AIM OF THE TASK. Write the data below out exactly as it stands. Do not include the pictures.
○ ○ ○ ○ ○ ○ ○
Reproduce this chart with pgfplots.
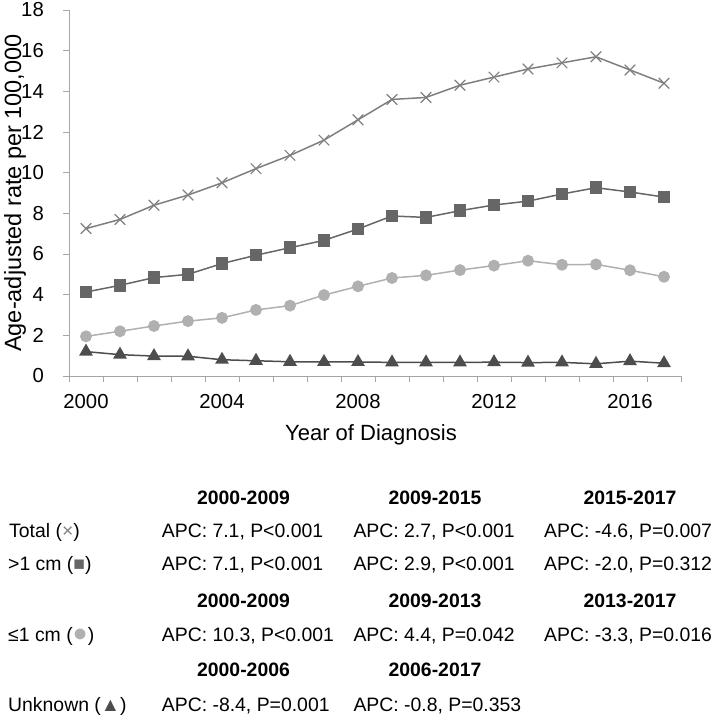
\documentclass[border=0pt]{standalone}
\usepackage{fontspec}
\setmainfont{Liberation Sans}
\usepackage{pgfplots}
\pgfplotsset{compat=1.18}
\definecolor{totc}{HTML}{7F7F7F}
\definecolor{sqc}{HTML}{666666}
\definecolor{circc}{HTML}{B0B0B0}
\definecolor{tric}{HTML}{4D4D4D}
\definecolor{axc}{HTML}{A6A6A6}
\newcommand\tfont{\fontsize{19.4}{23}\selectfont}
\newcommand\lfont{\fontsize{22}{26}\selectfont}
\newcommand\kfont{\fontsize{20.3}{24}\selectfont}
\newcommand\kl[1]{\mbox{\kfont #1}}
\begin{document}
\begin{tikzpicture}
\useasboundingbox (0,0) rectangle (714pt,-715pt);
\begin{axis}[
  at={(69pt,-376pt)}, anchor=south west,
  scale only axis, width=612pt, height=366pt,
  xmin=1999.5, xmax=2017.5, ymin=0, ymax=18,
  axis x line*=bottom, axis y line*=left,
  axis line style={axc, line width=0.9pt, -},
  xtick={1999.5,2000.5,...,2017.5},
  xticklabels={},
  extra x ticks={2000,2004,2008,2012,2016},
  extra x tick labels={\kl{2000},\kl{2004},\kl{2008},\kl{2012},\kl{2016}},
  extra x tick style={major tick length=0pt, xticklabel style={anchor=base, inner sep=0pt, yshift=-32.7pt}},
  ytick={0,2,...,18},
  yticklabels={\kl{0},\kl{2},\kl{4},\kl{6},\kl{8},\kl{10},\kl{12},\kl{14},\kl{16},\kl{18}},
  yticklabel style={anchor=east, inner sep=0pt, xshift=-19pt},
  major tick length=6pt,
  tick align=outside,
  tick style={axc, line width=0.9pt},
  clip=false,
]
\addplot[totc, line width=1.5pt, mark=x, mark size=7.5pt, mark options={line width=1.2pt, draw=totc}] coordinates {
(2000,7.25) (2001,7.7) (2002,8.4) (2003,8.9) (2004,9.5) (2005,10.2) (2006,10.85) (2007,11.6) (2008,12.6) (2009,13.6) (2010,13.7) (2011,14.3) (2012,14.7) (2013,15.1) (2014,15.4) (2015,15.7) (2016,15.05) (2017,14.4)};
\addplot[sqc, line width=1.5pt, mark=square*, mark size=5.5pt, mark options={fill=sqc, draw=sqc}] coordinates {
(2000,4.13) (2001,4.46) (2002,4.84) (2003,5.0) (2004,5.53) (2005,5.94) (2006,6.31) (2007,6.67) (2008,7.23) (2009,7.87) (2010,7.8) (2011,8.13) (2012,8.41) (2013,8.6) (2014,8.95) (2015,9.26) (2016,9.05) (2017,8.8)};
\addplot[circc, line width=1.5pt, mark=*, mark size=5.2pt, mark options={fill=circc, draw=circc}] coordinates {
(2000,1.95) (2001,2.2) (2002,2.46) (2003,2.7) (2004,2.86) (2005,3.25) (2006,3.46) (2007,3.98) (2008,4.41) (2009,4.82) (2010,4.95) (2011,5.21) (2012,5.43) (2013,5.67) (2014,5.47) (2015,5.49) (2016,5.2) (2017,4.88)};
\addplot[tric, line width=1.5pt, mark=triangle*, mark size=6.5pt, mark options={fill=tric, draw=tric}] coordinates {
(2000,1.2) (2001,1.05) (2002,0.98) (2003,0.97) (2004,0.8) (2005,0.75) (2006,0.7) (2007,0.69) (2008,0.69) (2009,0.67) (2010,0.67) (2011,0.67) (2012,0.68) (2013,0.66) (2014,0.67) (2015,0.6) (2016,0.73) (2017,0.63)};
\end{axis}
% axis labels
\node[anchor=base, font=\lfont, inner sep=0pt] at (371pt,-440pt) {Year of Diagnosis};
\node[anchor=base, rotate=90, font=\fontsize{23.5}{27}\selectfont, inner sep=0pt] at (21pt,-193pt) {Age-adjusted rate per 100,000};
% table
\begin{scope}[every node/.style={inner sep=0pt, font=\tfont}]
\node[anchor=base, font=\tfont\bfseries] at (243.5pt,-504pt) {2000-2009};
\node[anchor=base, font=\tfont\bfseries] at (435pt,-504pt) {2009-2015};
\node[anchor=base, font=\tfont\bfseries] at (630pt,-504pt) {2015-2017};
\node[anchor=base west] at (9pt,-537.3pt) {Total ({\color{totc}×})};
\node[anchor=base west] at (161.7pt,-537.3pt) {APC: 7.1, P<0.001};
\node[anchor=base west] at (353.3pt,-537.3pt) {APC: 2.7, P<0.001};
\node[anchor=base west] at (544pt,-537.3pt) {APC: -4.6, P=0.007};
\node[anchor=base west] at (8pt,-570.7pt) {>1 cm ({\color{sqc}■})};
\node[anchor=base west] at (161.7pt,-570.7pt) {APC: 7.1, P<0.001};
\node[anchor=base west] at (353.3pt,-570.7pt) {APC: 2.9, P<0.001};
\node[anchor=base west] at (544pt,-570.7pt) {APC: -2.0, P=0.312};
\node[anchor=base, font=\tfont\bfseries] at (243.5pt,-607.3pt) {2000-2009};
\node[anchor=base, font=\tfont\bfseries] at (435pt,-607.3pt) {2009-2013};
\node[anchor=base, font=\tfont\bfseries] at (630pt,-607.3pt) {2013-2017};
\node[anchor=base west] at (8pt,-641.7pt) {≤1 cm ({\color{circc}\fontsize{25}{25}\selectfont●})};
\node[anchor=base west] at (161.7pt,-641.7pt) {APC: 10.3, P<0.001};
\node[anchor=base west] at (353.3pt,-641.7pt) {APC: 4.4, P=0.042};
\node[anchor=base west] at (544pt,-641.7pt) {APC: -3.3, P=0.016};
\node[anchor=base, font=\tfont\bfseries] at (243.5pt,-676.7pt) {2000-2006};
\node[anchor=base, font=\tfont\bfseries] at (435pt,-676.7pt) {2006-2017};
\node[anchor=base west] at (8pt,-711pt) {Unknown ({\color{tric}▲})};
\node[anchor=base west] at (161.7pt,-711pt) {APC: -8.4, P=0.001};
\node[anchor=base west] at (353.3pt,-711pt) {APC: -0.8, P=0.353};
\end{scope}
\end{tikzpicture}
\end{document}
○ ○ ○ ○ ○ ○ ○
ANSWER TO THIS EXERCISE.
Reproduce this chart with pgfplots.
\documentclass[border=0pt]{standalone}
\usepackage{fontspec}
\setmainfont{Liberation Sans}
\usepackage{pgfplots}
\pgfplotsset{compat=1.18}
\definecolor{totc}{HTML}{7F7F7F}
\definecolor{sqc}{HTML}{666666}
\definecolor{circc}{HTML}{B0B0B0}
\definecolor{tric}{HTML}{4D4D4D}
\definecolor{axc}{HTML}{A6A6A6}
\newcommand\tfont{\fontsize{19.4}{23}\selectfont}
\newcommand\lfont{\fontsize{22}{26}\selectfont}
\newcommand\kfont{\fontsize{20.3}{24}\selectfont}
\newcommand\kl[1]{\mbox{\kfont #1}}
\begin{document}
\begin{tikzpicture}
\useasboundingbox (0,0) rectangle (714pt,-715pt);
\begin{axis}[
  at={(69pt,-376pt)}, anchor=south west,
  scale only axis, width=612pt, height=366pt,
  xmin=1999.5, xmax=2017.5, ymin=0, ymax=18,
  axis x line*=bottom, axis y line*=left,
  axis line style={axc, line width=0.9pt, -},
  xtick={1999.5,2000.5,...,2017.5},
  xticklabels={},
  extra x ticks={2000,2004,2008,2012,2016},
  extra x tick labels={\kl{2000},\kl{2004},\kl{2008},\kl{2012},\kl{2016}},
  extra x tick style={major tick length=0pt, xticklabel style={anchor=base, inner sep=0pt, yshift=-32.7pt}},
  ytick={0,2,...,18},
  yticklabels={\kl{0},\kl{2},\kl{4},\kl{6},\kl{8},\kl{10},\kl{12},\kl{14},\kl{16},\kl{18}},
  yticklabel style={anchor=east, inner sep=0pt, xshift=-19pt},
  major tick length=6pt,
  tick align=outside,
  tick style={axc, line width=0.9pt},
  clip=false,
]
\addplot[totc, line width=1.5pt, mark=x, mark size=7.5pt, mark options={line width=1.2pt, draw=totc}] coordinates {
(2000,7.25) (2001,7.7) (2002,8.4) (2003,8.9) (2004,9.5) (2005,10.2) (2006,10.85) (2007,11.6) (2008,12.6) (2009,13.6) (2010,13.7) (2011,14.3) (2012,14.7) (2013,15.1) (2014,15.4) (2015,15.7) (2016,15.05) (2017,14.4)};
\addplot[sqc, line width=1.5pt, mark=square*, mark size=5.5pt, mark options={fill=sqc, draw=sqc}] coordinates {
(2000,4.13) (2001,4.46) (2002,4.84) (2003,5.0) (2004,5.53) (2005,5.94) (2006,6.31) (2007,6.67) (2008,7.23) (2009,7.87) (2010,7.8) (2011,8.13) (2012,8.41) (2013,8.6) (2014,8.95) (2015,9.26) (2016,9.05) (2017,8.8)};
\addplot[circc, line width=1.5pt, mark=*, mark size=5.2pt, mark options={fill=circc, draw=circc}] coordinates {
(2000,1.95) (2001,2.2) (2002,2.46) (2003,2.7) (2004,2.86) (2005,3.25) (2006,3.46) (2007,3.98) (2008,4.41) (2009,4.82) (2010,4.95) (2011,5.21) (2012,5.43) (2013,5.67) (2014,5.47) (2015,5.49) (2016,5.2) (2017,4.88)};
\addplot[tric, line width=1.5pt, mark=triangle*, mark size=6.5pt, mark options={fill=tric, draw=tric}] coordinates {
(2000,1.2) (2001,1.05) (2002,0.98) (2003,0.97) (2004,0.8) (2005,0.75) (2006,0.7) (2007,0.69) (2008,0.69) (2009,0.67) (2010,0.67) (2011,0.67) (2012,0.68) (2013,0.66) (2014,0.67) (2015,0.6) (2016,0.73) (2017,0.63)};
\end{axis}
% axis labels
\node[anchor=base, font=\lfont, inner sep=0pt] at (371pt,-440pt) {Year of Diagnosis};
\node[anchor=base, rotate=90, font=\fontsize{23.5}{27}\selectfont, inner sep=0pt] at (21pt,-193pt) {Age-adjusted rate per 100,000};
% table
\begin{scope}[every node/.style={inner sep=0pt, font=\tfont}]
\node[anchor=base, font=\tfont\bfseries] at (243.5pt,-504pt) {2000-2009};
\node[anchor=base, font=\tfont\bfseries] at (435pt,-504pt) {2009-2015};
\node[anchor=base, font=\tfont\bfseries] at (630pt,-504pt) {2015-2017};
\node[anchor=base west] at (9pt,-537.3pt) {Total ({\color{totc}×})};
\node[anchor=base west] at (161.7pt,-537.3pt) {APC: 7.1, P<0.001};
\node[anchor=base west] at (353.3pt,-537.3pt) {APC: 2.7, P<0.001};
\node[anchor=base west] at (544pt,-537.3pt) {APC: -4.6, P=0.007};
\node[anchor=base west] at (8pt,-570.7pt) {>1 cm ({\color{sqc}■})};
\node[anchor=base west] at (161.7pt,-570.7pt) {APC: 7.1, P<0.001};
\node[anchor=base west] at (353.3pt,-570.7pt) {APC: 2.9, P<0.001};
\node[anchor=base west] at (544pt,-570.7pt) {APC: -2.0, P=0.312};
\node[anchor=base, font=\tfont\bfseries] at (243.5pt,-607.3pt) {2000-2009};
\node[anchor=base, font=\tfont\bfseries] at (435pt,-607.3pt) {2009-2013};
\node[anchor=base, font=\tfont\bfseries] at (630pt,-607.3pt) {2013-2017};
\node[anchor=base west] at (8pt,-641.7pt) {≤1 cm ({\color{circc}\fontsize{25}{25}\selectfont●})};
\node[anchor=base west] at (161.7pt,-641.7pt) {APC: 10.3, P<0.001};
\node[anchor=base west] at (353.3pt,-641.7pt) {APC: 4.4, P=0.042};
\node[anchor=base west] at (544pt,-641.7pt) {APC: -3.3, P=0.016};
\node[anchor=base, font=\tfont\bfseries] at (243.5pt,-676.7pt) {2000-2006};
\node[anchor=base, font=\tfont\bfseries] at (435pt,-676.7pt) {2006-2017};
\node[anchor=base west] at (8pt,-711pt) {Unknown ({\color{tric}▲})};
\node[anchor=base west] at (161.7pt,-711pt) {APC: -8.4, P=0.001};
\node[anchor=base west] at (353.3pt,-711pt) {APC: -0.8, P=0.353};
\end{scope}
\end{tikzpicture}
\end{document}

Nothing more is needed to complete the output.